En outre, il résulte de l'instruction que ce patient décrit comme " affaibli " par le directeur des soins du CHLDB, n'avait par le passé ni fait une tentative connue de fugue, ni manifesté, à aucun moment, son intention de quitter le centre. Enfin, les témoignages recueillis pendant l'enquête suggèrent qu'il serait parti pieds nus, ce qui ne permettait pas de supposer une intention de quitter le centre, où il pouvait circuler librement.

L’appréciation des faits par la Cour d’appel est dans la droite ligne de la jurisprudence.
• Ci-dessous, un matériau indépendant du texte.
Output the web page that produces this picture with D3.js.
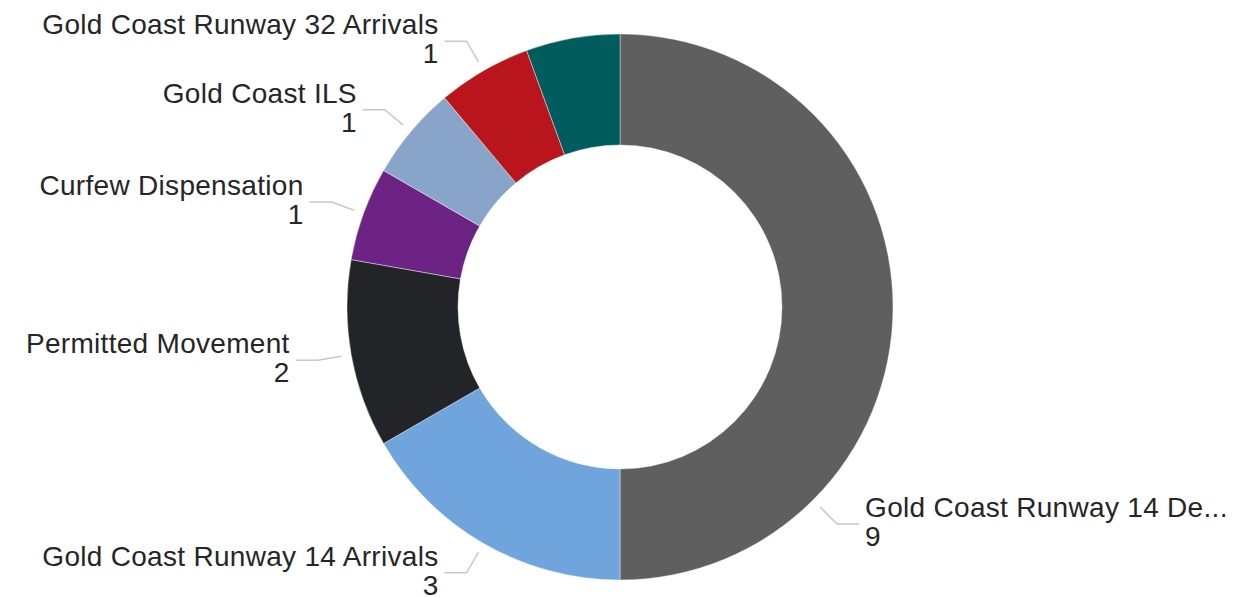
<!DOCTYPE html>
<meta charset="utf-8">
<html>
    <head>
        <title>Donut</title>
        <style>
            body { margin: 0; background: #fff; }
            text { font-family: "Liberation Sans", Arial, sans-serif; fill: #262626; }
        </style>
    </head>

    <body>
        <div id="viz"></div>

        <script src="https://cdnjs.cloudflare.com/ajax/libs/d3/7.8.5/d3.min.js"></script>
        <script>
            // data, clockwise from 12 o'clock
            var categories = [
                "Gold Coast Runway 14 De...",
                "Gold Coast Runway 14 Arrivals",
                "Permitted Movement",
                "Curfew Dispensation",
                "Gold Coast ILS",
                "Gold Coast Runway 32 Arrivals",
                "Gold Coast Runway 32 Departures"
            ];
            var values = [9, 3, 2, 1, 1, 1, 1];
            var colors = ["#5f5f5f", "#6fa4dc", "#232427", "#6c2383", "#88a5c9", "#b8161c", "#015c5e"];

            // label tweaks (the small teal slice gets no label, the big one sits lower)
            var hiddenLabels = ["Gold Coast Runway 32 Departures"];
            var labelAngle = { "Gold Coast Runway 14 De...": 135 };

            var width = 1237, height = 597;
            var cx = 620, cy = 307;
            var outer = 273, inner = 162;

            var svg = d3.select("#viz")
                .append("svg")
                .attr("width", width)
                .attr("height", height);

            var g = svg.append("g").attr("transform", "translate(" + cx + "," + cy + ")");

            var rows = categories.map(function (c, i) {
                return { name: c, value: values[i], color: colors[i] };
            });

            var pie = d3.pie().sort(null).value(function (d) { return d.value; });
            var arc = d3.arc().innerRadius(inner).outerRadius(outer);
            var arcs = pie(rows);

            g.selectAll("path.slice")
                .data(arcs)
                .enter()
                .append("path")
                .attr("class", "slice")
                .attr("d", arc)
                .attr("fill", function (d) { return d.data.color; })
                .attr("stroke", "#fff")
                .attr("stroke-width", 0.4);

            function polar(a, r) {
                return [Math.sin(a) * r, -Math.cos(a) * r];
            }

            var labelled = arcs.filter(function (d) { return hiddenLabels.indexOf(d.data.name) < 0; });

            labelled.forEach(function (d) {
                var a = labelAngle[d.data.name] !== undefined
                    ? labelAngle[d.data.name] * Math.PI / 180
                    : (d.startAngle + d.endAngle) / 2;
                var right = Math.sin(a) > 0;
                var p0 = polar(a, outer + 10);
                var p1 = polar(a, outer + 34);
                var p2 = [p1[0] + (right ? 22 : -22), p1[1]];

                g.append("polyline")
                    .attr("points", [p0, p1, p2].map(function (p) { return p.join(","); }).join(" "))
                    .attr("fill", "none")
                    .attr("stroke", "#c8c8c8")
                    .attr("stroke-width", 1.5);

                var tx = p2[0] + (right ? 6 : -6);
                var t = g.append("text")
                    .attr("text-anchor", right ? "start" : "end")
                    .style("font-size", "28px")
                    .style("letter-spacing", "0.3px");
                t.append("tspan")
                    .attr("x", tx)
                    .attr("y", p1[1] - 7)
                    .text(d.data.name);
                t.append("tspan")
                    .attr("x", tx)
                    .attr("y", p1[1] + 22)
                    .text(d.data.value);
            });
        </script>
    </body>
</html>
On peut en effet rappeler que le droit positif retient qu’un défaut de surveillance conduit souvent à une condamnation lorsque le comportement du patient était prévisible. (CE, 23 déc. 1981, no 18345 : D. 1982, IR, 444 CAA Lyon, 19 nov. 1998, no 97LY02565 CE, 9 mars 2009, no 303983 CAA Marseille, 2e ch., 17 juin 2013, no 11MA00769 CE, 18 juin 2018, no 411049.)

Dans ces conditions, la cour d’appel a en toute logique considéré que CHLDB n’a pas manqué de vigilance lors de la prise en charge de M. A. N. E. ni même manqué à un devoir de surveillance.